> **DATASET SECTION**:

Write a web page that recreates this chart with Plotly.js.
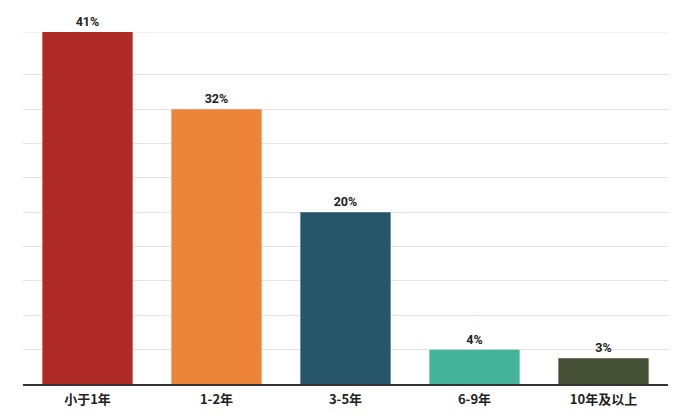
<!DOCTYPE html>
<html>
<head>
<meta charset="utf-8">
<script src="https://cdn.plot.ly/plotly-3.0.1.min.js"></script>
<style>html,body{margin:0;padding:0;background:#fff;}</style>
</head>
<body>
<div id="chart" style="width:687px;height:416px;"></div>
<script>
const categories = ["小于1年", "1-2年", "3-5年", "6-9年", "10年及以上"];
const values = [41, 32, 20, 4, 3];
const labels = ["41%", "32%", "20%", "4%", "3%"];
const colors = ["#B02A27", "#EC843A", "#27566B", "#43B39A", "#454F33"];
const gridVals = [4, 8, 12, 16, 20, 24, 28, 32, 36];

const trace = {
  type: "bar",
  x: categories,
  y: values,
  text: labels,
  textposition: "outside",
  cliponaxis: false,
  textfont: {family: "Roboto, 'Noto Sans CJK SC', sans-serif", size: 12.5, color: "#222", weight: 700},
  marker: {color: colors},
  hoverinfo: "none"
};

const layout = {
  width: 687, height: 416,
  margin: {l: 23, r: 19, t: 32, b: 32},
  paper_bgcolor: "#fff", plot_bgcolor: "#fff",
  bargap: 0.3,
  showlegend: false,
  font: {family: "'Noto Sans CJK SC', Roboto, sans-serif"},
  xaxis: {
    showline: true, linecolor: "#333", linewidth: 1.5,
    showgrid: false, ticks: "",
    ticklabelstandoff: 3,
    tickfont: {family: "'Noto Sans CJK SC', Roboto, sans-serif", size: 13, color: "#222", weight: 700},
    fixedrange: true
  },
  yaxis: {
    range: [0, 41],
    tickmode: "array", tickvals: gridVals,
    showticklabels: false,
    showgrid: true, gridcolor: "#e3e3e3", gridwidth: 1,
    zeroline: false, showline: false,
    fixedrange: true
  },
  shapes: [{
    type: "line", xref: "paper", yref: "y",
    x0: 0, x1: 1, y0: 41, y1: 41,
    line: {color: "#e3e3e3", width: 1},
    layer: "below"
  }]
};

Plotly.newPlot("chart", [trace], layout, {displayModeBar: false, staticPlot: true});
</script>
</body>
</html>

> **JOB**:
Word for word, quote the lines above. Omit the pictures.

> **COMPLETE OUTPUT**:
Write a web page that recreates this chart with Plotly.js.
<!DOCTYPE html>
<html>
<head>
<meta charset="utf-8">
<script src="https://cdn.plot.ly/plotly-3.0.1.min.js"></script>
<style>html,body{margin:0;padding:0;background:#fff;}</style>
</head>
<body>
<div id="chart" style="width:687px;height:416px;"></div>
<script>
const categories = ["小于1年", "1-2年", "3-5年", "6-9年", "10年及以上"];
const values = [41, 32, 20, 4, 3];
const labels = ["41%", "32%", "20%", "4%", "3%"];
const colors = ["#B02A27", "#EC843A", "#27566B", "#43B39A", "#454F33"];
const gridVals = [4, 8, 12, 16, 20, 24, 28, 32, 36];

const trace = {
  type: "bar",
  x: categories,
  y: values,
  text: labels,
  textposition: "outside",
  cliponaxis: false,
  textfont: {family: "Roboto, 'Noto Sans CJK SC', sans-serif", size: 12.5, color: "#222", weight: 700},
  marker: {color: colors},
  hoverinfo: "none"
};

const layout = {
  width: 687, height: 416,
  margin: {l: 23, r: 19, t: 32, b: 32},
  paper_bgcolor: "#fff", plot_bgcolor: "#fff",
  bargap: 0.3,
  showlegend: false,
  font: {family: "'Noto Sans CJK SC', Roboto, sans-serif"},
  xaxis: {
    showline: true, linecolor: "#333", linewidth: 1.5,
    showgrid: false, ticks: "",
    ticklabelstandoff: 3,
    tickfont: {family: "'Noto Sans CJK SC', Roboto, sans-serif", size: 13, color: "#222", weight: 700},
    fixedrange: true
  },
  yaxis: {
    range: [0, 41],
    tickmode: "array", tickvals: gridVals,
    showticklabels: false,
    showgrid: true, gridcolor: "#e3e3e3", gridwidth: 1,
    zeroline: false, showline: false,
    fixedrange: true
  },
  shapes: [{
    type: "line", xref: "paper", yref: "y",
    x0: 0, x1: 1, y0: 41, y1: 41,
    line: {color: "#e3e3e3", width: 1},
    layer: "below"
  }]
};

Plotly.newPlot("chart", [trace], layout, {displayModeBar: false, staticPlot: true});
</script>
</body>
</html>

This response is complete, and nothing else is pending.